STATED PROBLEM: Print, word for word, the opening line of the data below and every line after it through the line that contains "const toPoints = (xs, ys)", but not the pictures.

## BEGIN

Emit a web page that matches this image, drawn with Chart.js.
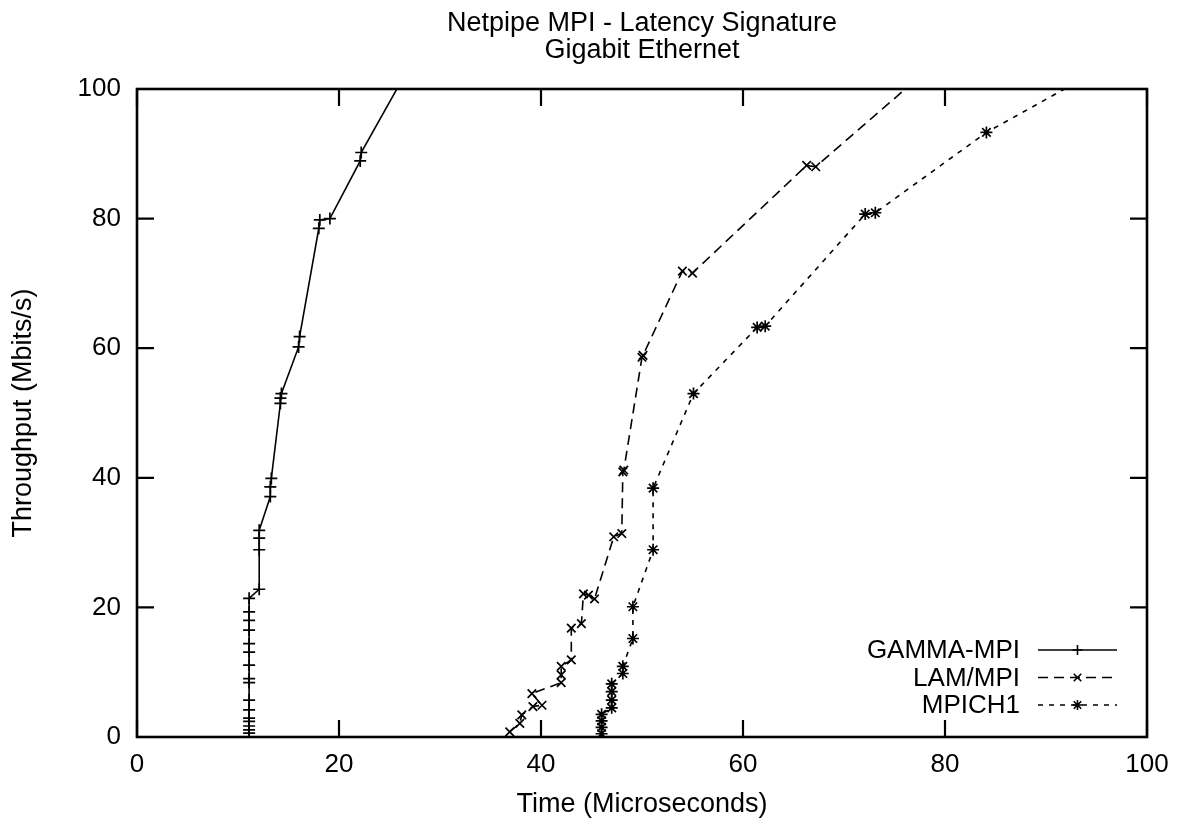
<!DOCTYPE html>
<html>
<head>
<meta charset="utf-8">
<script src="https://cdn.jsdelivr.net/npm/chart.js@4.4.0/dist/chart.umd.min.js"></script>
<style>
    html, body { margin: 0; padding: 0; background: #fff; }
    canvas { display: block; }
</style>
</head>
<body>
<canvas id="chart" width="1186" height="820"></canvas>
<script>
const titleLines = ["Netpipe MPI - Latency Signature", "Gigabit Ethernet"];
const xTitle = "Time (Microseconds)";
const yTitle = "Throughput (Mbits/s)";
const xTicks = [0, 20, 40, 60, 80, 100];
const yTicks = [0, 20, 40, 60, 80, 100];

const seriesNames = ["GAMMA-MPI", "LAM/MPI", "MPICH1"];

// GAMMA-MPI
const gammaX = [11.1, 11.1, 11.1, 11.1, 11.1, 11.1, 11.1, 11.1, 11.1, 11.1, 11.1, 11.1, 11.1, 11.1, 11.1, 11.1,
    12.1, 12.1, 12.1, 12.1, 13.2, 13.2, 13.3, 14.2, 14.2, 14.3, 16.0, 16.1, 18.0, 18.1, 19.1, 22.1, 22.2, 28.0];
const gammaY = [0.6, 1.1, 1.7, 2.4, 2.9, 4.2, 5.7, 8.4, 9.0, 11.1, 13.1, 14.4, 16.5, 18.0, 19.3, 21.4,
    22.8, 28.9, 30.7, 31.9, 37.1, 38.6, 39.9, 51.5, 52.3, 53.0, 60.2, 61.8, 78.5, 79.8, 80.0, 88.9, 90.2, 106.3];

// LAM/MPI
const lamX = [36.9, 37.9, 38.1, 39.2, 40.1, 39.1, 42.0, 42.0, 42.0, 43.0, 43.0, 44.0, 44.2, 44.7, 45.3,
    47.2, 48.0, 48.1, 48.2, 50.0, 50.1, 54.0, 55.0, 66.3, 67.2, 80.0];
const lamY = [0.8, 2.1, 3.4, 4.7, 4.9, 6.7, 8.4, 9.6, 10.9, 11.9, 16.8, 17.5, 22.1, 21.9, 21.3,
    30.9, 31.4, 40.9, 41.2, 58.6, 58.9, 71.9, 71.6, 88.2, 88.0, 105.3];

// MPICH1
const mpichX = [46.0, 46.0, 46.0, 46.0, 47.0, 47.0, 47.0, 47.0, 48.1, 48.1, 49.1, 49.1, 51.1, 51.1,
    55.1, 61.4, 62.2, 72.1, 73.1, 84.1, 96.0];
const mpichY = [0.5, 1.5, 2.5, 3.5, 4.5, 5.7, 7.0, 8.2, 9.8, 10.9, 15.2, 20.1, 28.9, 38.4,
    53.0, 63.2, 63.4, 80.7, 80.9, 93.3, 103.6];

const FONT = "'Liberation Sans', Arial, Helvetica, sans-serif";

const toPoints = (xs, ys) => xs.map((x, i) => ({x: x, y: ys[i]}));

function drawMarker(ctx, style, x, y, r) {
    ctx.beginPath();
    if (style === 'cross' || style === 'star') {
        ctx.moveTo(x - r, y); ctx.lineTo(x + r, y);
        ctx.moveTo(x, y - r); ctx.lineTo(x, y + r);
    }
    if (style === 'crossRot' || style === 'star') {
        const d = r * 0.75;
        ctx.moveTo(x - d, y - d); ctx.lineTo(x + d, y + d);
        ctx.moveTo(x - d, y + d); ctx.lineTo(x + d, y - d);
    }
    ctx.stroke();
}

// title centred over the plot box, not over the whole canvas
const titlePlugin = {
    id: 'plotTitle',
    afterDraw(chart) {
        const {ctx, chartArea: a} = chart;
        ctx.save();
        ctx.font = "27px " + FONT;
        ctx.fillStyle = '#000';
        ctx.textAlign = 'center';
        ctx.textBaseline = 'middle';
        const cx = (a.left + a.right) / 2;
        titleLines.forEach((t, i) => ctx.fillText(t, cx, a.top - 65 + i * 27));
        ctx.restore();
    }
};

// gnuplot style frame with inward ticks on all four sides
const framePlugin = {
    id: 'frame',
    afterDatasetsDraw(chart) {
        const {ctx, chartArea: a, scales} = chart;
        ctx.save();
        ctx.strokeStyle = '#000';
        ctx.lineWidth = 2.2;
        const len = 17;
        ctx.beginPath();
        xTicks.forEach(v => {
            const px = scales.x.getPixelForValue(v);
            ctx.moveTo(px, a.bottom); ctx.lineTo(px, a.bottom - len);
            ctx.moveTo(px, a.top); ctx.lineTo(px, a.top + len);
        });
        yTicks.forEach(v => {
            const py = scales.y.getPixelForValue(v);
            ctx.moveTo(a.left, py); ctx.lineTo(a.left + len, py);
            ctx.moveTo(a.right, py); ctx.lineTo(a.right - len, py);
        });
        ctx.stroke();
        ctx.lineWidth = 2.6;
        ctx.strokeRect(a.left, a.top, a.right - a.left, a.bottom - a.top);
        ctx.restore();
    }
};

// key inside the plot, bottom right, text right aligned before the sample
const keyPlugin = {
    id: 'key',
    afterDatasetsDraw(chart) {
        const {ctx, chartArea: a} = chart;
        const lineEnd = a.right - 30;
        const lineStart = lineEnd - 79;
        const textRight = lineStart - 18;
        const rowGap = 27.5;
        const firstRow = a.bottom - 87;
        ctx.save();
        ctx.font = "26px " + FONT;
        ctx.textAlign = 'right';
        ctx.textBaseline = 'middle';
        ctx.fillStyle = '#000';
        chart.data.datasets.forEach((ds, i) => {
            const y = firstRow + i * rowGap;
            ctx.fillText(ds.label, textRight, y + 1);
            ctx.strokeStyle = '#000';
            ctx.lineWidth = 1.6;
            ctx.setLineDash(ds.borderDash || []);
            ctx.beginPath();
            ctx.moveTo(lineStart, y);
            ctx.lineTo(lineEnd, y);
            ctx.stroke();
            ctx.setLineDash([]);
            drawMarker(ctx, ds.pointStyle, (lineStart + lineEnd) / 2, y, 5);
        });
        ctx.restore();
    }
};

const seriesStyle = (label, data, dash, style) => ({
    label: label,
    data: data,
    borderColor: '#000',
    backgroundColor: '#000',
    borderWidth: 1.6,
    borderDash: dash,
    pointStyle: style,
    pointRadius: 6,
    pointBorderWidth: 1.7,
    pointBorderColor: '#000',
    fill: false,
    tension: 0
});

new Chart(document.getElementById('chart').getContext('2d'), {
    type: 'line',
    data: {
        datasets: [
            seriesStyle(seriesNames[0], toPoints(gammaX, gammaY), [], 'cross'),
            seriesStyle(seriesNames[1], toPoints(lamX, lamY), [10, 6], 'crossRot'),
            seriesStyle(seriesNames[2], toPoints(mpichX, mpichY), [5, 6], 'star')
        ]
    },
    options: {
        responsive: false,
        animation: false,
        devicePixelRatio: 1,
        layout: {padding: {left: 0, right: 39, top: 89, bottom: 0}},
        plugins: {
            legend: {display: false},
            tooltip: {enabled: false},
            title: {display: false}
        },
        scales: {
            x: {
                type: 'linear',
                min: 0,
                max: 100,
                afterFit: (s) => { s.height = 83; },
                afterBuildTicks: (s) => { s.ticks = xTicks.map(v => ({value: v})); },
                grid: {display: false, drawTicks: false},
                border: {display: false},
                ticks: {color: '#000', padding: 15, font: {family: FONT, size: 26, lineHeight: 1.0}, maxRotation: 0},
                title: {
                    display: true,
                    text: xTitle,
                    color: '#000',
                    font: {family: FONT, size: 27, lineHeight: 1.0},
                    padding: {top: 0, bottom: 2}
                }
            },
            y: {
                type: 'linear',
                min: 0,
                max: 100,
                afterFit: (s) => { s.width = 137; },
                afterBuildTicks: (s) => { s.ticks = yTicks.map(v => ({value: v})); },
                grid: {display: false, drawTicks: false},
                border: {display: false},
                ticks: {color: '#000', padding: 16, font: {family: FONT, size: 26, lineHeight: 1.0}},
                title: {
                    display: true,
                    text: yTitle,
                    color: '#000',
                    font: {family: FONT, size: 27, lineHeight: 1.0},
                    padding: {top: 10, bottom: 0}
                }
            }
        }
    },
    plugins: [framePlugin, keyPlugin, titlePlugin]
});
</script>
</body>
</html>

## END

SOLUTION:
Emit a web page that matches this image, drawn with Chart.js.
<!DOCTYPE html>
<html>
<head>
<meta charset="utf-8">
<script src="https://cdn.jsdelivr.net/npm/chart.js@4.4.0/dist/chart.umd.min.js"></script>
<style>
    html, body { margin: 0; padding: 0; background: #fff; }
    canvas { display: block; }
</style>
</head>
<body>
<canvas id="chart" width="1186" height="820"></canvas>
<script>
const titleLines = ["Netpipe MPI - Latency Signature", "Gigabit Ethernet"];
const xTitle = "Time (Microseconds)";
const yTitle = "Throughput (Mbits/s)";
const xTicks = [0, 20, 40, 60, 80, 100];
const yTicks = [0, 20, 40, 60, 80, 100];

const seriesNames = ["GAMMA-MPI", "LAM/MPI", "MPICH1"];

// GAMMA-MPI
const gammaX = [11.1, 11.1, 11.1, 11.1, 11.1, 11.1, 11.1, 11.1, 11.1, 11.1, 11.1, 11.1, 11.1, 11.1, 11.1, 11.1,
    12.1, 12.1, 12.1, 12.1, 13.2, 13.2, 13.3, 14.2, 14.2, 14.3, 16.0, 16.1, 18.0, 18.1, 19.1, 22.1, 22.2, 28.0];
const gammaY = [0.6, 1.1, 1.7, 2.4, 2.9, 4.2, 5.7, 8.4, 9.0, 11.1, 13.1, 14.4, 16.5, 18.0, 19.3, 21.4,
    22.8, 28.9, 30.7, 31.9, 37.1, 38.6, 39.9, 51.5, 52.3, 53.0, 60.2, 61.8, 78.5, 79.8, 80.0, 88.9, 90.2, 106.3];

// LAM/MPI
const lamX = [36.9, 37.9, 38.1, 39.2, 40.1, 39.1, 42.0, 42.0, 42.0, 43.0, 43.0, 44.0, 44.2, 44.7, 45.3,
    47.2, 48.0, 48.1, 48.2, 50.0, 50.1, 54.0, 55.0, 66.3, 67.2, 80.0];
const lamY = [0.8, 2.1, 3.4, 4.7, 4.9, 6.7, 8.4, 9.6, 10.9, 11.9, 16.8, 17.5, 22.1, 21.9, 21.3,
    30.9, 31.4, 40.9, 41.2, 58.6, 58.9, 71.9, 71.6, 88.2, 88.0, 105.3];

// MPICH1
const mpichX = [46.0, 46.0, 46.0, 46.0, 47.0, 47.0, 47.0, 47.0, 48.1, 48.1, 49.1, 49.1, 51.1, 51.1,
    55.1, 61.4, 62.2, 72.1, 73.1, 84.1, 96.0];
const mpichY = [0.5, 1.5, 2.5, 3.5, 4.5, 5.7, 7.0, 8.2, 9.8, 10.9, 15.2, 20.1, 28.9, 38.4,
    53.0, 63.2, 63.4, 80.7, 80.9, 93.3, 103.6];

const FONT = "'Liberation Sans', Arial, Helvetica, sans-serif";

const toPoints = (xs, ys) => xs.map((x, i) => ({x: x, y: ys[i]}));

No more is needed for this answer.